Just as well. She would smile prettily, watch, and listen. When Temari called on her, hip cocked and glare at its highest voltage, Hinata was ready.
The knock was loud and impatient. Temari was coarse and ignored an introduction and wore Overwork like the best of them. "Gaara doesn't want you in the Academy. An extra jounin is nothing to scorn. Tomorrow you'll acquaint yourself with the hospital and help where you can. We need our medical ninja on the field."
"Yes."
"He wants to use you on missions," Temari said, the anger and hand on her hip ruining the nonchalance she was proposing. "I told him not to trust you."
Hinata thought for a moment. There was no way to win, except maybe an armistice. "I will go wherever I am directed."
Temari grunted. "You will report at 7 o'clock in the main lobby of the hospital. A chunin will attend you. I trust we won't have any more Leaf puppets dancing through our borders, miming promises?"

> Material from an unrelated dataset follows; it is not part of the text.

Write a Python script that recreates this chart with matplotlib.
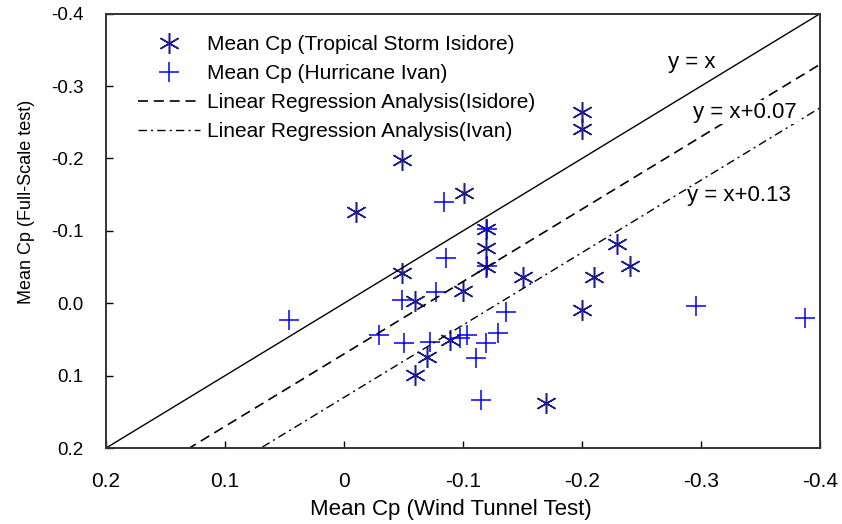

"If you mean Shikamaru-san," Hinata said innocently, and Temari had the decency to blush, "he's leading the investigation back in Konoha and must stay there to direct stratagems."
"Well," Temari grunted, clearing her throat, "whatever." She stomped quite stiff-legged down the hall to secret holdings. Hinata closed the door, opened a portal window to let in the kind of chill that hovered over graveyards, and lay in the bed in the dark for a healthy hour, missing.